DIRECTION
Reproduce the data below in full and exclude every picture.
##### RAW DATA
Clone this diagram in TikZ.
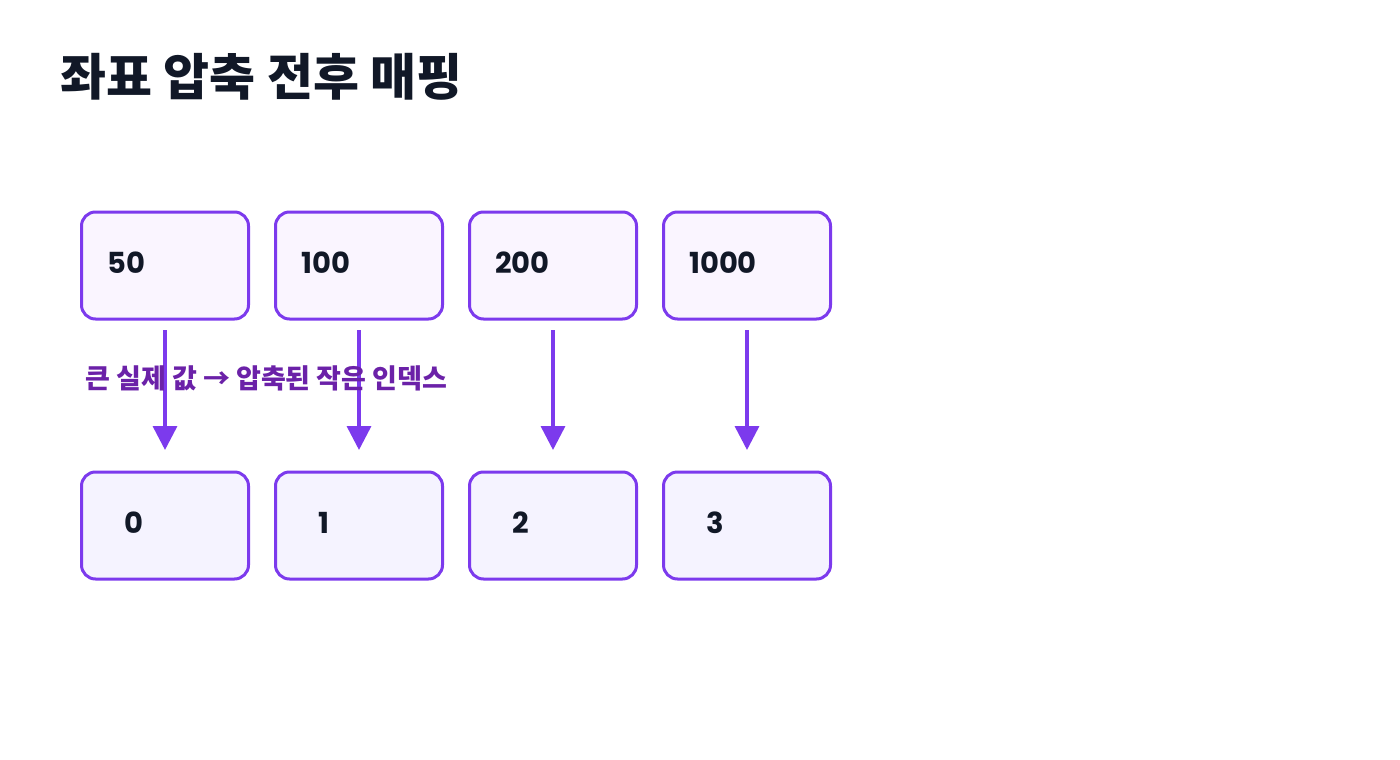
\documentclass[tikz,border=0pt]{standalone}
\usepackage{fontspec}
\setmainfont{Poppins}
\newfontfamily\kr{Noto Sans CJK KR}
\usetikzlibrary{arrows.meta}
\definecolor{pborder}{HTML}{7C3AED}
\definecolor{ptext}{HTML}{6B21A8}
\definecolor{dark}{HTML}{111827}
\definecolor{topfill}{HTML}{FAF5FF}
\definecolor{botfill}{HTML}{F5F3FF}
\tikzset{
 box/.style={draw=pborder,line width=3pt,rounded corners=14pt,minimum width=167pt,minimum height=107pt,inner sep=0pt},
 num/.style={font=\fontsize{29}{34}\selectfont\bfseries,text=dark,anchor=west,inner sep=0pt},
 arr/.style={draw=pborder,line width=3.5pt,-{Triangle[length=24pt,width=24pt]}}
}
\begin{document}
\begin{tikzpicture}[x=1pt,y=-1pt]
\useasboundingbox (0,0) rectangle (1400,760);
\node[anchor=west,inner sep=0pt,font=\kr\fontsize{50}{56}\selectfont\bfseries,text=dark] (title) at (60,77) {좌표 압축 전후 매핑};
\foreach \i/\xx/\tv/\bv in {1/165/50/0,2/359/100/1,3/553/200/2,4/747/1000/3}{
 \node[box,fill=topfill] (t\i) at (\xx,265.5) {};
 \node[num] (tl\i) at (\xx-58,263) {\tv};
 \node[box,fill=botfill] (b\i) at (\xx,525.5) {};
 \node[num] (bl\i) at (\xx-41,523) {\bv};
 \coordinate (s\i) at (\xx,330);
 \coordinate (e\i) at (\xx,450);
 \draw[arr] (s\i) -- (e\i);
}
\node[anchor=west,inner sep=0pt,font=\kr\fontsize{27}{30}\selectfont\bfseries,text=ptext] (lab) at (85,378) {큰 실제 값 → 압축된 작은 인덱스};
\end{tikzpicture}
\end{document}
##########
COMPLETED EXERCISE
Clone this diagram in TikZ.
\documentclass[tikz,border=0pt]{standalone}
\usepackage{fontspec}
\setmainfont{Poppins}
\newfontfamily\kr{Noto Sans CJK KR}
\usetikzlibrary{arrows.meta}
\definecolor{pborder}{HTML}{7C3AED}
\definecolor{ptext}{HTML}{6B21A8}
\definecolor{dark}{HTML}{111827}
\definecolor{topfill}{HTML}{FAF5FF}
\definecolor{botfill}{HTML}{F5F3FF}
\tikzset{
 box/.style={draw=pborder,line width=3pt,rounded corners=14pt,minimum width=167pt,minimum height=107pt,inner sep=0pt},
 num/.style={font=\fontsize{29}{34}\selectfont\bfseries,text=dark,anchor=west,inner sep=0pt},
 arr/.style={draw=pborder,line width=3.5pt,-{Triangle[length=24pt,width=24pt]}}
}
\begin{document}
\begin{tikzpicture}[x=1pt,y=-1pt]
\useasboundingbox (0,0) rectangle (1400,760);
\node[anchor=west,inner sep=0pt,font=\kr\fontsize{50}{56}\selectfont\bfseries,text=dark] (title) at (60,77) {좌표 압축 전후 매핑};
\foreach \i/\xx/\tv/\bv in {1/165/50/0,2/359/100/1,3/553/200/2,4/747/1000/3}{
 \node[box,fill=topfill] (t\i) at (\xx,265.5) {};
 \node[num] (tl\i) at (\xx-58,263) {\tv};
 \node[box,fill=botfill] (b\i) at (\xx,525.5) {};
 \node[num] (bl\i) at (\xx-41,523) {\bv};
 \coordinate (s\i) at (\xx,330);
 \coordinate (e\i) at (\xx,450);
 \draw[arr] (s\i) -- (e\i);
}
\node[anchor=west,inner sep=0pt,font=\kr\fontsize{27}{30}\selectfont\bfseries,text=ptext] (lab) at (85,378) {큰 실제 값 → 압축된 작은 인덱스};
\end{tikzpicture}
\end{document}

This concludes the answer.